“Say it forget it; write it regret it.” My first time hearing those prophetic words was when Judge Marilyn Milian spoke them on The People’s Court. Everyone – especially socialmedialites – would be wise to remember them.
According to the Pew Research Center, as a baby boomer, I am in the lower percentage of social media users. Pew also accurately points out that although I have accounts with Twitter and other social media sites, Facebook is my website of choice.
This blog subject could be applicable to nearly any social networking site, because online or Internet etiquette (sometimes called netiquette) should be as second nature to well-mannered people as brushing your teeth. And while there are undoubtedly more people practicing good dental hygiene than there are displaying bad online etiquette, you can bet you floss that the latter are gaining ground.
Regularly visiting my Facebook page is as routine for me as going to the gym. And I post often. Sometimes several times a day. I prefer posting positive, motivational and inspirational information, and humorous things. As a news junkie, I frequently share articles about current events. And like many of my FB friends, once in a while I’ll toot my own horn by posting a photo depicting some activity I’m involved in, but I dislike doing selfies and you will rarely see me post one. What I enjoy most is engaging in wholesome conversations with my cyberfriends, just as I do with friends and acquaintances off line. I am no fan of trivial conversations, but I find them easier to deal with than the one thing that is obvious and disturbing — incivility. It is just as prevalent online as it is in the physical world.
In face-to-face contacts we are often able to determine from body language, facial expressions, and vocal inflection if someone is understanding – or misunderstand us; agreeing or disagreeing. Such nonverbal communication is nearly impossible to interpret online.
William Shakespeare wrote “A fool thinks himself to be wise, but a wise man knows himself to be a fool.” Gender-consciousness aside, my translation of that wisdom is that no one knows everything and we all can learn something. There was no Internet in Shakespeare’s day, but I see his statement as profoundly relevant to Internet etiquette. That’s why I am sharing these Eight Rules for Practicing Internet Etiquette. I think of them as words to the wise. Whichever shoe fits, wear it.
- Respect. Good manners and respect go hand-in-hand, even on line. We should respect the right of others to disagree with us as well as honor their right to their own opinions.
- Think twice. Think once about what you write and again before clicking that send button, because after your words are launched into cyperspace you cannot take them back.

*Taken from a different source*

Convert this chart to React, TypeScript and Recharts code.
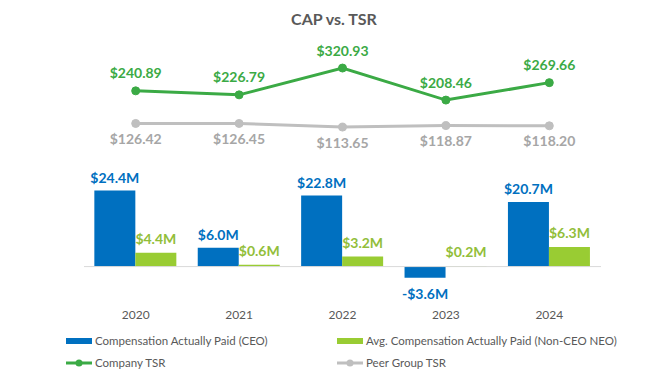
import {
  Bar,
  ComposedChart,
  LabelList,
  Legend,
  Line,
  ReferenceLine,
  XAxis,
  YAxis,
} from "recharts";

const YEARS = ["2020", "2021", "2022", "2023", "2024"];
const CAP_CEO = [24.4, 6.0, 22.8, -3.6, 20.7];
const CAP_NEO = [4.4, 0.6, 3.2, 0.2, 6.3];
const COMPANY_TSR = [240.89, 226.79, 320.93, 208.46, 269.66];
const PEER_TSR = [126.42, 126.45, 113.65, 118.87, 118.2];

const FONT = "Lato, 'Noto Sans', sans-serif";
const BLUE = "#0070C0";
const LIME = "#99CC33";
const LIME_TEXT = "#92BE3A";
const GREEN = "#3BAA45";
const GRAY = "#BFBFBF";
const GRAY_TEXT = "#A6A6A6";
const TEXT = "#595959";

const data = YEARS.map((year, i) => ({
  year,
  ceo: CAP_CEO[i],
  neo: CAP_NEO[i],
  company: COMPANY_TSR[i],
  peer: PEER_TSR[i],
}));

const money = (v: number) => (v < 0 ? `-$${Math.abs(v).toFixed(1)}M` : `$${v.toFixed(1)}M`);

function barLabel(color: string, gapAbove: number, gapBelow: number) {
  return (props: any) => {
    const { x, y, width, height, value } = props;
    const v = Number(value);
    const top = Math.min(y, y + height);
    const bottom = Math.max(y, y + height);
    const cy = v < 0 ? bottom + gapBelow : top - gapAbove;
    return (
      <text
        x={x + width / 2}
        y={cy}
        textAnchor="middle"
        dominantBaseline="central"
        fill={color}
        fontFamily={FONT}
        fontWeight="bold"
        fontSize={14}
      >
        {money(v)}
      </text>
    );
  };
}

function pointLabel(color: string, dy: number) {
  return (props: any) => {
    const { x, y, value } = props;
    return (
      <text
        x={x}
        y={y + dy}
        textAnchor="middle"
        dominantBaseline="central"
        fill={color}
        fontFamily={FONT}
        fontWeight="bold"
        fontSize={14}
      >
        ${Number(value).toFixed(2)}
      </text>
    );
  };
}

function LegendBox() {
  const item = (icon: React.ReactNode, label: string) => (
    <div style={{ display: "flex", alignItems: "center", height: 22, whiteSpace: "nowrap" }}>
      <svg width={29} height={10}>
        {icon}
      </svg>
      <span>{label}</span>
    </div>
  );
  const lineIcon = (c: string) => (
    <g>
      <line x1={0} x2={26} y1={5} y2={5} stroke={c} strokeWidth={3} />
      <circle cx={13} cy={5} r={3.5} fill={c} />
    </g>
  );
  return (
    <div
      style={{
        display: "grid",
        gridTemplateColumns: "271px 300px",
        fontFamily: FONT,
        fontSize: 11.5,
        color: TEXT,
        lineHeight: "22px",
      }}
    >
      {item(<rect x={0} y={2} width={26} height={6} fill={BLUE} />, "Compensation Actually Paid (CEO)")}
      {item(<rect x={0} y={2} width={26} height={6} fill={LIME} />, "Avg. Compensation Actually Paid (Non-CEO NEO)")}
      {item(lineIcon(GREEN), "Company TSR")}
      {item(lineIcon(GRAY), "Peer Group TSR")}
    </div>
  );
}

export default function App() {
  return (
    <div style={{ position: "absolute", left: 0, top: 0, width: 668, height: 378, background: "#fff" }}>
      <div
        style={{
          position: "absolute",
          top: 9,
          width: 668,
          textAlign: "center",
          fontFamily: FONT,
          fontWeight: "bold",
          fontSize: 16,
          color: TEXT,
        }}
      >
        CAP vs. TSR
      </div>
      <ComposedChart
        width={668}
        height={378}
        data={data}
        margin={{ top: 40, right: 67, left: 84, bottom: 53 }}
        barCategoryGap="10%"
        barGap={0}
      >
        <XAxis
          dataKey="year"
          axisLine={false}
          tickLine={false}
          tickSize={0}
          tickMargin={25}
          height={40}
          tick={{ fill: TEXT, fontSize: 12, fontFamily: FONT }}
        />
        <YAxis yAxisId="bar" hide domain={[-5.9, 72.6]} allowDataOverflow />
        <YAxis yAxisId="tsr" hide domain={[-440.4, 419.3]} allowDataOverflow />
        <ReferenceLine yAxisId="bar" y={0} stroke="#D9D9D9" strokeWidth={1} />
        <Bar yAxisId="bar" dataKey="ceo" fill={BLUE} isAnimationActive={false}>
          <LabelList dataKey="ceo" content={barLabel(BLUE, 13, 15.5)} />
        </Bar>
        <Bar yAxisId="bar" dataKey="neo" fill={LIME} isAnimationActive={false}>
          <LabelList dataKey="neo" content={barLabel(LIME_TEXT, 14, 14)} />
        </Bar>
        <Line
          yAxisId="tsr"
          dataKey="company"
          stroke={GREEN}
          strokeWidth={3}
          dot={{ r: 4, fill: GREEN, stroke: GREEN, strokeWidth: 1 }}
          activeDot={false}
          isAnimationActive={false}
        >
          <LabelList dataKey="company" content={pointLabel(GREEN, -18)} />
        </Line>
        <Line
          yAxisId="tsr"
          dataKey="peer"
          stroke={GRAY}
          strokeWidth={3}
          dot={{ r: 4, fill: GRAY, stroke: GRAY, strokeWidth: 1 }}
          activeDot={false}
          isAnimationActive={false}
        >
          <LabelList dataKey="peer" content={pointLabel(GRAY_TEXT, 15)} />
        </Line>
        <Legend
          layout="horizontal"
          align="center"
          verticalAlign="middle"
          wrapperStyle={{ top: 330, left: 66, bottom: "auto", width: 600 }}
          content={() => <LegendBox />}
        />
      </ComposedChart>
    </div>
  );
}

- Use discretion, always, in all online activities, and do not assume anything. Whether you know it or not the Internet is monitored for various reasons by law enforcement agencies, cybercriminals, and others. My number one rule is – Do not share any information or photos on line that you would not share with friends or associates off line.
- Avoid using all caps. Some people don’t know this but writing in all capital letters online signifies SHOUTING in internet communication. An occasional capitalized word or phrase for emphasize is okay, but persistently writing in all caps is considered inappropriate behavior.
- Reciprocate. Some people have their FB privacy features set to prevent others from writing or commenting on their timeline, yet, they freely comment on the timelines of their friends. Give as good as you get.
- Be honest. Lies are encumbering. They command attention like a high maintenance woman. You have to remember a lie – being truthful eliminates the burden of having to remember a lie.
- Be neither defensive nor take offense. Some people are offended by things that other people post on their own timeline. Unless someone addresses you by name and taunts you like a cyber bully, don’t take it personally. Ignore it. If someone makes a threat against you that’s different; you need to contact the law. But if you merely feel intimidated by something that someone wrote on their timeline that was not addressed to you or about you, don’t respond negatively. Doing so simply shows that you are paranoid, insecure or envious. If something you see bothers you, ignore it.
- Say it forget it; write it regret it. Once you submit an electronic message, whether in an e-mail, text, or as a post to a social networking site, it will be stored on servers all over the place for others to read, and you won’t be able to take back your words. Even if you intend for something that you write or that picture of you in your birthday suit to be private, don’t put it on line. It will become very public and may be seen by people you never intended to see it — forever.